Echos, Maja Bajevic
Le Centre Culturel Jean-Cocteau invite l’artiste franco-bosnienne Maja Bajevic (Sarajevo, 1967) à présenter Echos, sa première exposition personnelle dans une institution publique française. Artiste de renommée internationale, Maja Bajevic se réfugie à Paris lors du conflit yougoslave au début des années 1990. Cette épreuve anime chez elle une profonde réflexion sur la construction politique des identités et les fractures sociales et historiques de notre temps. D’artiste exilée, elle devient artiste nomade vivant entre Paris, Berlin, Venise et Sarajevo. A travers la performance, la vidéo et l’installation, elle tisse son expérience avec des histoires individuelles et collectives pour construire une mémoire commune.
Les œuvres existantes et celles produites spécifiquement pour Echos portent les voix de résistant.es et de victimes des répressions du XXème et XXIème siècle dans un hymne à l’humanité. A travers un travail de recherche et de collecte dans les archives et les médias, Maja Bajevic compose une polyphonie de récits, invitant le visiteur à les découvrir en traversant une succession d’environnements qui le plongent dans une expérience à la fois intime et collective, physique et mentale. Elle crée un espace où les paroles étouffées par le(s) pouvoir(s) s’entremêlent, résonnent et se réactivent mutuellement. Le corps du visiteur en devient la caisse de résonance, à la manière de la chorale gospel du Centre Culturel Jean-Cocteau, avec laquelle l’artiste a travaillé lors d’une résidence, et qui incarne dans une vidéo les voix plurielles de l’exposition.

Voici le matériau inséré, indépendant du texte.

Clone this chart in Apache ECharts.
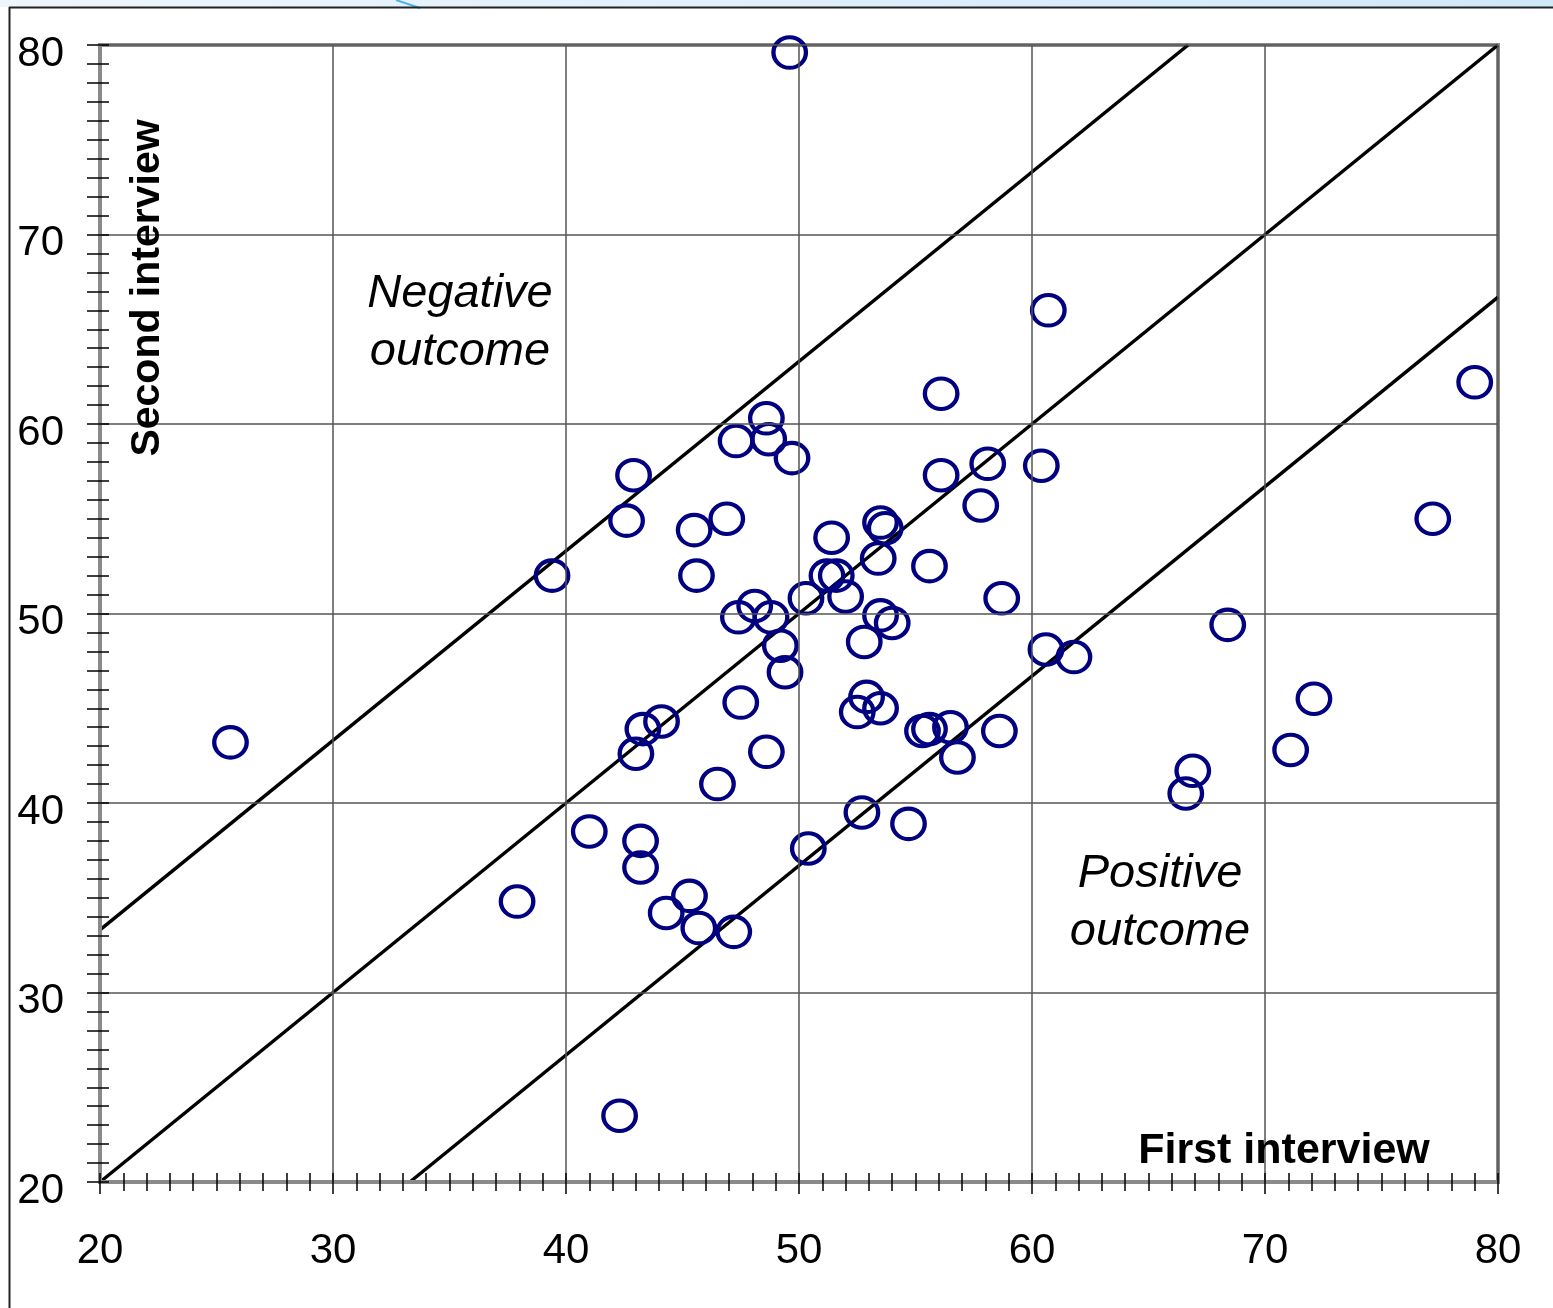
<!DOCTYPE html>
<html>
<head>
<meta charset="utf-8">
<script src="https://cdn.jsdelivr.net/npm/echarts@6/dist/echarts.min.js"></script>
<style>html,body{margin:0;padding:0;background:#fff;}#c{width:1553px;height:1308px;}</style>
</head>
<body>
<div id="c"></div>
<script>
// First interview score (x) and second interview score (y), one entry per respondent
const firstInterview = [
  49.6, 60.7, 56.1, 79.0, 48.6, 47.3, 48.7, 49.7, 42.9, 56.1,
  58.1, 60.4, 57.8, 77.2, 42.6, 46.9, 45.5, 51.4, 53.5, 53.7,
  39.4, 45.6, 53.4, 55.6, 51.2, 51.6, 52.0, 50.3, 58.7, 48.1,
  47.4, 48.8, 53.5, 54.0, 49.2, 52.8, 68.4, 60.6, 61.8, 49.4,
  47.5, 52.9, 52.5, 53.5, 72.1, 44.1, 43.3, 43.0, 55.3, 55.6,
  56.5, 56.8, 58.6, 48.6, 46.5, 66.9, 66.6, 71.1, 25.6, 41.0,
  43.2, 43.2, 52.7, 54.7, 50.4, 37.9, 45.3, 44.3, 45.7, 47.2,
  42.3
];
const secondInterview = [
  79.6, 66.0, 61.6, 62.2, 60.3, 59.1, 59.2, 58.2, 57.3, 57.3,
  57.9, 57.8, 55.7, 55.0, 54.9, 55.0, 54.4, 54.0, 54.8, 54.5,
  52.0, 52.0, 52.9, 52.5, 52.0, 52.0, 50.9, 50.8, 50.8, 50.4,
  49.8, 49.8, 49.9, 49.5, 48.3, 48.5, 49.4, 48.1, 47.7, 46.9,
  45.3, 45.6, 44.8, 45.0, 45.5, 44.3, 43.9, 42.6, 43.8, 43.9,
  44.0, 42.4, 43.8, 42.7, 41.0, 41.7, 40.5, 42.8, 43.2, 38.5,
  38.0, 36.6, 39.5, 38.9, 37.6, 34.8, 35.1, 34.2, 33.4, 33.2,
  23.5
];
// Axis tick labels (both axes)
const tickLabels = [20, 30, 40, 50, 60, 70, 80];
// Reference lines (endpoints)
const diagonalLine = [[20, 20], [80, 80]];
const upperBandLine = [[20, 33.3], [66.7, 80]];
const lowerBandLine = [[33.3, 20], [80, 66.7]];
// Texts
const negativeText = 'Negative\noutcome';
const positiveText = 'Positive\noutcome';
const xTitle = 'First interview';
const yTitle = 'Second interview';

const FONT = '"Liberation Sans", Arial, Helvetica, sans-serif';
const axisMin = tickLabels[0], axisMax = tickLabels[tickLabels.length - 1];
const axisStep = tickLabels[1] - tickLabels[0];

const points = firstInterview.map((x, i) => [x, secondInterview[i]]);

const chart = echarts.init(document.getElementById('c'), null, {renderer: 'canvas'});

function mainAxis(isX) {
  const label = {
    show: true, color: '#000', fontFamily: FONT, fontSize: 42,
    margin: isX ? 48 : 36,
    formatter: v => tickLabels.includes(v) ? String(v) : ''
  };
  if (!isX) { label.verticalAlign = 'top'; label.lineHeight = 18; }
  return {
    type: 'value', min: axisMin, max: axisMax, interval: axisStep,
    position: isX ? 'bottom' : 'left',
    axisLine: {show: true, onZero: false, lineStyle: {color: '#8a8a8a', width: 4}},
    axisTick: {show: true, inside: false, length: isX ? 12 : 13, lineStyle: {color: '#000', width: 1.5}},
    minorTick: {show: true, splitNumber: 10, length: isX ? 9 : 13, lineStyle: {color: '#000', width: 1.5}},
    splitLine: {show: true, lineStyle: {color: '#555', width: 1.5}},
    axisLabel: label,
    z: 5
  };
}
function innerAxis(isX) {
  return {
    type: 'value', min: axisMin, max: axisMax, interval: axisStep,
    position: isX ? 'bottom' : 'left',
    axisLine: {show: false, onZero: false},
    axisTick: {show: true, inside: true, length: 9, lineStyle: {color: '#000', width: 1.5}},
    minorTick: {show: true, splitNumber: 10, length: 9, lineStyle: {color: '#000', width: 1.5}},
    splitLine: {show: false},
    axisLabel: {show: false},
    z: 5
  };
}

const option = {
  backgroundColor: '#fff',
  animation: false,
  grid: {left: 100, right: 55, top: 45, bottom: 126, show: true, borderColor: '#8a8a8a', borderWidth: 4, containLabel: false},
  xAxis: [mainAxis(true), innerAxis(true)],
  yAxis: [mainAxis(false), innerAxis(false)],
  series: [
    {type: 'line', data: upperBandLine, symbol: 'none', silent: true, lineStyle: {color: '#000', width: 3.5}, z: 3},
    {type: 'line', data: diagonalLine, symbol: 'none', silent: true, lineStyle: {color: '#000', width: 3.5}, z: 3},
    {type: 'line', data: lowerBandLine, symbol: 'none', silent: true, lineStyle: {color: '#000', width: 3.5}, z: 3},
    {
      type: 'scatter', data: points, symbol: 'circle', symbolSize: [32.5, 30.5],
      itemStyle: {color: 'rgba(0,0,0,0)', borderColor: '#000080', borderWidth: 4.2, opacity: 1},
      z: 4
    }
  ],
  graphic: [
    {type: 'rect', left: 0, top: 0, shape: {width: 1553, height: 7}, style: {fill: new echarts.graphic.LinearGradient(0, 0, 1, 0, [{offset: 0, color: '#eef6fc'}, {offset: 1, color: '#cfe8fa'}])}, z: 1},
    {type: 'line', shape: {x1: 396, y1: 0, x2: 420, y2: 8}, style: {stroke: '#4fb3f0', lineWidth: 2}, z: 2},
    {type: 'line', shape: {x1: 9, y1: 7.5, x2: 1553, y2: 7.5}, style: {stroke: '#222', lineWidth: 2}, z: 2},
    {type: 'line', shape: {x1: 9.5, y1: 7, x2: 9.5, y2: 1308}, style: {stroke: '#222', lineWidth: 2}, z: 2},
    {type: 'text', x: 460, y: 323, z: 10, style: {text: negativeText, fontFamily: FONT, fontStyle: 'italic', fontSize: 47, lineHeight: 58, align: 'center', verticalAlign: 'middle', fill: '#000'}},
    {type: 'text', x: 1160, y: 903, z: 10, style: {text: positiveText, fontFamily: FONT, fontStyle: 'italic', fontSize: 47, lineHeight: 58, align: 'center', verticalAlign: 'middle', fill: '#000'}},
    {type: 'text', x: 1284, y: 1151, z: 10, style: {text: xTitle, fontFamily: FONT, fontWeight: 'bold', fontSize: 43, align: 'center', verticalAlign: 'middle', fill: '#000'}},
    {type: 'text', x: 148, y: 288, rotation: Math.PI / 2, z: 10, style: {text: yTitle, fontFamily: FONT, fontWeight: 'bold', fontSize: 41, align: 'center', verticalAlign: 'middle', fill: '#000'}}
  ]
};
chart.setOption(option);
</script>
</body>
</html>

Once Upon a Time in the West, 2022
Vidéo 7’40”
Oeuvre réalisée dans le cadre d’une résidence territoriale menée par l’artiste en collaboration avec la chorale gospel du Centre Culturel Jean-Cocteau
"Cette vidéo est le fruit de ma collaboration avec la chorale gospel du Centre Culturel-Jean Cocteau et leur cheffe de chœur Julie Gay. C’est
au moment où j'étais obsédée par le drame de l’assassinat de George Floyd qui m'a bouleversée par sa cruauté pure, que l’on m’a proposée
de travailler avec un chœur de gospel. Ces deux choses se sont associées immédiatement pour penser un hommage grâce au gospel,
la musique des Afro-Américain.es qui porte leur souffrance par une forme artistique, poétique. En transformant les paroles de chants pour leur prêter les mots de Georges Floyd, on retrouve les qualités cathartiques de cette musique. J'ai aussi eu la chance de travailler avec un chœur disponible, engagé, qui a lui-même été touché par ces destins. C’est d’ailleurs une des choristes qui m'a parlé de l'histoire de Cédric Chauviat lorsque j’évoquais George Floyd lors des répétitions. Elle m'a interpellée sur les drames qui se passent aussi en France. Le chœur est emmené par sa cheffe de chœur Julie, si belle et enthousiaste. Sa direction du cœur devient une danse magnifique. Je me suis posée la question de montrer dans cette vidéo les images d'un homme qui a été assassiné. Elles sont diffusées publiquement sur les réseaux et les médias. Ses enfants, sa famille, ses proches y sont confrontés qu’ils le veuillent ou non. Après beaucoup de réflexion, je pense que convoquer ces images dans l’oeuvre est un geste éthique nécessaire pour prendre conscience de la situation qui existe aujourd'hui. En les censurant, on leur refuse leur rôle de témoins de la réalité, aussi horrible soit-elle, de la violence que vivent des centaines de milliers de personnes. Cacher cet acte criminel par les personnes qui sont censées nous protéger ne serait pas juste. Cette vidéo est le paroxysme de ce sentiment d’étouffement qui traverse toute l’exposition. Ses images nous coupent le souffle. On doit sortir, rechercher l'air" (Maja Bajevic).
L’ARTISTE
Maja Bajević (1967 | Sarajevo, Bosnie-Herzégovine)
Expositions personnelles (sélection) Migros Museum für Gegenwartskunst, Zurich, (2017), The James Gallery, New York (2012), DAAD Galerie, Berlin (2012), Museo Nacional de Arte Reina Sofia, Madrid (2011).
Expositions collectives (sélection) : CAPC, Bordeaux (2021), MAXXI, Rome (2021), Schirn Kunsthalle, Francfort (2020), La Criée, Rennes (2019), Busan Biennale (2018), MACBA, Barcelona (2017), Haus der Kunst, Munich (2016), 56e Biennale de Venise (2015), 31e Biennale de San Paulo (2015), Centre Pompidou, Paris (2009), Documenta 12, Kassel, (2007), MOMA PS1 (2004).
En 2017, Maja Bajevic a été nominée au prix Marcel Duchamp. Elle est représentée par la Peter Kilchmann Gallery (Zurich).